On product landing pages they blend the perfect mix of product description, rich content such as media, Q&A and user reviews. The immediate landing page has all of the most important content without anything hidden in a collapsible box like other sites do, and the UGC which has lower search value is included at the end of the page.

Compare how Amazon adds UGC vs target.com which hides the Q&A.

Vs. Target

Summary

If you want to build SEO like Amazon, there is a very clear playbook you can follow. The most important lesson to take from Amazon is to embed SEO into the foundation of a website. Without a doubt, URL’s, titles, headlines, and product descriptions need to be generated and placed without errors.

As evidenced by Amazon’s success over the last two decades, it is worth taking a step back to build a taxonomy so clean that every product has a perfect home.
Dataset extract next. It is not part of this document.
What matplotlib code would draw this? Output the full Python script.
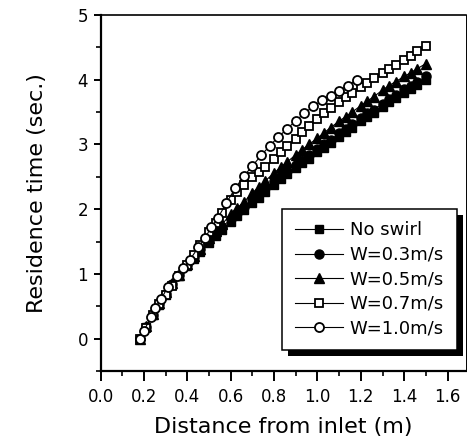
import matplotlib
matplotlib.use("Agg")
import matplotlib.pyplot as plt
from matplotlib.patches import Rectangle
from matplotlib.ticker import MultipleLocator

# ---- data ----
x_grid = [0.18, 0.21, 0.24, 0.27, 0.30, 0.33, 0.36, 0.40, 0.43, 0.46, 0.50, 0.53, 0.56, 0.60,
          0.63, 0.66, 0.70, 0.73, 0.76, 0.80, 0.83, 0.86, 0.90, 0.93, 0.96, 1.00, 1.03, 1.06,
          1.10, 1.13, 1.16, 1.20, 1.23, 1.26, 1.30, 1.33, 1.36, 1.40, 1.43, 1.46, 1.50]
y_noswirl = [0.00, 0.18, 0.36, 0.52, 0.68, 0.83, 0.96, 1.12, 1.23, 1.34, 1.48, 1.58, 1.68, 1.80,
             1.89, 1.98, 2.10, 2.18, 2.27, 2.38, 2.46, 2.54, 2.64, 2.71, 2.78, 2.88, 2.95, 3.02,
             3.12, 3.19, 3.26, 3.36, 3.43, 3.49, 3.58, 3.65, 3.71, 3.80, 3.86, 3.92, 4.00]
y_w03 = [0.00, 0.18, 0.37, 0.53, 0.69, 0.84, 0.98, 1.14, 1.26, 1.38, 1.52, 1.62, 1.72, 1.85,
         1.94, 2.03, 2.15, 2.23, 2.32, 2.43, 2.51, 2.59, 2.69, 2.76, 2.84, 2.93, 3.00, 3.07,
         3.17, 3.24, 3.31, 3.41, 3.48, 3.54, 3.63, 3.70, 3.76, 3.85, 3.91, 3.97, 4.05]
y_w05 = [0.00, 0.19, 0.38, 0.55, 0.72, 0.86, 0.99, 1.15, 1.27, 1.39, 1.55, 1.66, 1.77, 1.92,
         2.02, 2.11, 2.25, 2.35, 2.44, 2.56, 2.65, 2.73, 2.84, 2.92, 3.00, 3.10, 3.18, 3.26,
         3.36, 3.43, 3.50, 3.60, 3.67, 3.74, 3.84, 3.91, 3.97, 4.05, 4.11, 4.17, 4.25]
y_w07 = [0.00, 0.17, 0.37, 0.53, 0.68, 0.82, 0.96, 1.14, 1.29, 1.45, 1.64, 1.78, 1.94, 2.14,
         2.27, 2.38, 2.49, 2.57, 2.65, 2.78, 2.89, 2.98, 3.09, 3.19, 3.28, 3.40, 3.49, 3.57,
         3.66, 3.73, 3.80, 3.88, 3.95, 4.02, 4.10, 4.16, 4.22, 4.30, 4.36, 4.44, 4.52]
x_w10 = [0.18, 0.20, 0.23, 0.25, 0.28, 0.31, 0.35, 0.38, 0.41, 0.45, 0.48, 0.51, 0.54, 0.58,
         0.62, 0.66, 0.70, 0.74, 0.78, 0.82, 0.86, 0.90, 0.94, 0.98, 1.02, 1.06, 1.10, 1.14, 1.18]
y_w10 = [0.00, 0.12, 0.33, 0.47, 0.62, 0.80, 0.97, 1.09, 1.21, 1.41, 1.55, 1.72, 1.86, 2.10,
         2.32, 2.51, 2.67, 2.83, 2.98, 3.12, 3.24, 3.37, 3.48, 3.59, 3.68, 3.75, 3.83, 3.91, 4.00]

labels = ["No swirl", "W=0.3m/s", "W=0.5m/s", "W=0.7m/s", "W=1.0m/s"]
x_ticks = [0.0, 0.2, 0.4, 0.6, 0.8, 1.0, 1.2, 1.4, 1.6]
y_ticks = [0, 1, 2, 3, 4, 5]

plt.rcParams['font.family'] = ['DejaVu Sans']

fig = plt.figure(figsize=(4.67, 4.36), dpi=100)
ax = fig.add_axes([100.7 / 467, 65 / 436, (466 - 100.7) / 467, 356 / 436])

series = [
    (x_grid, y_noswirl, dict(marker='s', mfc='black', mec='black', ms=6.0)),
    (x_grid, y_w03, dict(marker='o', mfc='black', mec='black', ms=6.5)),
    (x_grid, y_w05, dict(marker='^', mfc='black', mec='black', ms=7.0)),
    (x_grid, y_w07, dict(marker='s', mfc='white', mec='black', ms=6.0, mew=1.3)),
    (x_w10, y_w10, dict(marker='o', mfc='white', mec='black', ms=6.5, mew=1.3)),
]
for (xs, ys, st), lab in zip(series, labels):
    ax.plot(xs, ys, color='black', lw=0.8, label=lab, **st)

ax.set_xlim(0, 1.685)
ax.set_ylim(-0.5, 5)
ax.set_xticks(x_ticks)
ax.set_xticklabels([f"{v:.1f}" for v in x_ticks])
ax.set_yticks(y_ticks)
ax.xaxis.set_minor_locator(MultipleLocator(0.1))
ax.yaxis.set_minor_locator(MultipleLocator(0.5))
ax.tick_params(axis='both', which='major', labelsize=12, width=1.4, color='black')
ax.tick_params(axis='x', which='major', direction='out', length=7, pad=5)
ax.tick_params(axis='y', which='major', direction='out', length=5, pad=4)
ax.tick_params(axis='both', which='minor', direction='out', length=3.5, width=1.2)
for s in ['left', 'bottom']:
    ax.spines[s].set_linewidth(1.6)
ax.spines['top'].set_linewidth(1.2)
ax.spines['right'].set_linewidth(0.7)

ax.set_xlabel("Distance from inlet (m)", fontsize=16, labelpad=8)
ax.set_ylabel("Residence time (sec.)", fontsize=16, labelpad=22)

leg = ax.legend(loc='lower right', bbox_to_anchor=(0.9745, 0.059), fontsize=13,
                frameon=True, fancybox=False, shadow=False, handlelength=2.7,
                handletextpad=0.35, labelspacing=0.36, borderpad=0.7, borderaxespad=0.0,
                framealpha=1.0, facecolor='white', edgecolor='black')
leg.get_frame().set_linewidth(1.1)
leg.set_zorder(6)

fig.canvas.draw()
bb = leg.get_window_extent().transformed(fig.transFigure.inverted())
dx, dy = 6 / 467, 6 / 436
ax.add_patch(Rectangle((bb.x0 + dx, bb.y0 - dy), bb.width, bb.height,
                       transform=fig.transFigure, facecolor='black', edgecolor='none',
                       zorder=5.5, clip_on=False))

fig.savefig("out.png", dpi=100)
Amazon created niches of niches and this is a great best practice to follow.

Using this clean taxonomy, maximize on cross-linking to the best that a site’s design can handle. Show related products, related categories, and even competing categories. A broom obviously might be paired with a dustpan, but only will a clean taxonomy allow one to make the connection to a mop.

Ecommerce content presents many challenges as the content is written by the manufacturer and some of them aren’t very good at writing. At the same time, this content is available to every retailer that sells the same product. Rewriting product descriptions is possible but it very not scaleable.

Regardless, Amazon is able to take that content and make it be a very small part of the page. By adding elements that are unique to Amazon, using comparisons, Q&A, reviews and related products, they are able to build a product page that is substantially different from their competitors.

In any vertical, this should be possible too if the effort is invested to gather more related content whether from users or structured data. With this content, the pages should be built in a way that is rich for search engines, but doesn’t get in the way of a conversion. The specifics of this recipe will be different for every individual vertical.

Why you should start now

In the year 2019, we think of Amazon as the store that sells everything from food to high-end jewelry, and it is the default ecommerce store for anything we want dropped on our doorstep in a couple of days. However, it wasn’t always like this, Amazon invested heavily in SEO while their competitors focused on other channels.

This investment in SEO is one of the key drivers for Amazon’s domination of Google’s search results for every product query one might type into a search box. Their top rankings lead to a virtuous cycle and cement the view in the searcher -soon-to-be shopper that Amazon is the destination for everything.

The good news is that while Amazon might have a really solid defensive moat on ecommerce that their retail competitors have a hard time penetrating, they don’t actually own the right to top rankings on Google for every shopping category.

Amazon is great at being the world’s best ecommerce platform and this is a perch that it would be hard to seize from them. However, Amazon is not Google and they don’t own their search rankings.

It may be hard to displace Amazon from products where they already rank #1, but at the same time following these best practices it should be relatively easy to keep them from getting the positions they don’t already have.